If an usurper has already established his rule and peacefully reigns, until the prescriptive period has run its course the legitimate ruler can lawfully expel him by force if he is able to do so, and can punish him with death for his offense. If, however, it is out of the legitimate ruler’s power to reestablish his own authority, there is nothing for it but to acquiesce in the actual state of affairs and to refrain from merging the community in the miseries of useless warfare. In these circumstances, subjects are bound to obey the just laws of the realm, and can lawfully take an oath of obedience to the de facto ruler, if the oath is not of such a nature as to acknowledge the legitimacy of the usurper’s authority (cf. Brief of Pius VIII, September 29, 1830). This teaching is altogether different from the view of those who put forward the doctrine of accomplished facts, as it has come to be called, and who maintain that the actual peaceful possessor of the ruling authority is also legitimate ruler. This is nothing more or less than the glorification of successful robbery.

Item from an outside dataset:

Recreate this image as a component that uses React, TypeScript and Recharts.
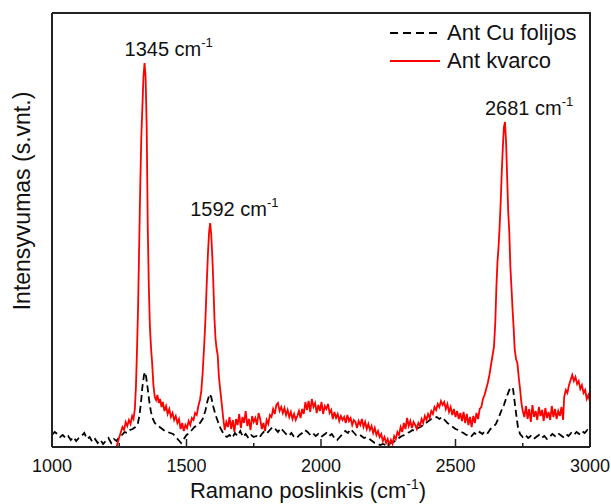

II. TYRANT BY OPPRESSION.—Looking on a tyrant by oppression as a public enemy, many authorities claimed for his subjects the right of putting him to death in defense of the common good. Amongst these were John of Salisbury in the twelfth century (Polycraticus, III, 15; IV, 1; VIII, 17), and John Parvus (Jehan Petit) in the fifteenth century. The Council of Constance (1415) condemned as contrary to faith and morals the following proposition: “Any vassal or subject can lawfully and meritoriously kill, and ought to kill, any tyrant. He may even, for this purpose, avail himself of ambushes, and wily expressions of affection or of adulation, notwithstanding any oath or pact imposed upon him by the tyrant, and without waiting for the sentence or order of any judge” (Sess. XV). Subsequently a few Catholics defended, with many limitations and safeguards, the right of subjects to kill a tyrannical ruler. Fore-most amongst these was the Spanish Jesuit Mariana. In his book, “De rege et regis institutione” (Toledo, 1599), he held that people ought to bear with a tyrant as long as possible, and to take action only when his oppression surpassed all bounds. They ought to come together and give him a warning, this being of no avail they ought to declare him a public enemy and put him to death. If no public judgment could be given, and if the people were unanimous, any subject might, if possible, kill him by open, but not by secret means. The book was dedicated to Philip III of Spain and was written at the request of his tutor Garcias de Loaysa, who afterwards became Bishop of Toledo. It was published at Toledo in the printing-office of Pedro Rodrigo, printer to the king, with the approbation of Pedro de Ona, Provincial of the Mercedarians of Madrid, and with the permission of Stephen Hojeda, visitor of the Society of Jesus in the Province of Toledo (see Juan Mariana). Most unfairly the Jesuit Order has been blamed for the teaching of Mariana. As a matter of fact, Mariana stated that his teaching on tyrannicide was his personal opinion, and immediately on the publication of the book the Jesuit General Aquaviva ordered that it be corrected. He also on July 6, 1610, forbade any member of the order to teach publicly or privately that it is lawful to attempt the life of a tyrant.

Though Catholic doctrine condemns tyrannicide as opposed to the natural law, formerly great theologians of the Church like St. Thomas (II-II, Q. xiii, a. 2), Suarez (Def. fidei, VI, iv, 15), and Banez, O.P. (De justitia et jure, Q. lxiv, a. 3), permitted rebellion against oppressive rulers when the tyranny had become extreme and when no other means of safety were available. This merely carried to its logical conclusion the doctrine of the Middle Ages that the supreme ruling authority comes from God through the people for the public good. As the people immediately give sovereignty to the ruler, so the people can deprive him of his sovereignty when he has used his power oppressively. Many authorities, e.g. Suarez (Def. fidei, VI, iv, 18), held that the State, but not private persons, could, if necessary, condemn the tyrant to death. In recent times Catholic authors, for the most part, deny that subjects have the right to rebel against and depose an unjust ruler, except in the case when the ruler was appointed under the condition that he would lose his power if he abused it. In proof of this teaching they appeal to the Syllabus of Pius IX, in which this proposition is condemned: “It is lawful to refuse obedience to legitimate princes, and even to rebel” (prop. lxiii). While denying the right of rebellion in the strict sense whose direct object is the deposition of the tyrannical ruler, many Catholic writers, such as Crony, Cathrein, de Bie, Zigliara, admit the right of subjects not only to adopt an attitude of passive resistance against unjust laws, but also in extreme cases to assume a state of active defensive resistance against the actual aggression of a legitimate, but oppressive ruler. Many of the Reformers were more or less in favor of tyrannicide. Luther held that the whole community could condemn the tyrant to death (“Sammtliche Werke”, LXII, Frankforton-the-Main and Erlangen, 1854, 201, 206). Melanchthon said that the killing of a tyrant is the most agreeable offering that man can make to God (Corp. Ref., III, Halle, 1836, 1076). The Calvinist writer styled Junius Brutus held that individual subjects have no right to kill a legitimate tyrant, but that resistance must be authorized by a representative council of the people (Vindiciae contra Tyrannos, p. 45). John Knox affirmed that it was the duty of the nobility, judges, rulers, and people of England to condemn Queen Mary to death (Appellation).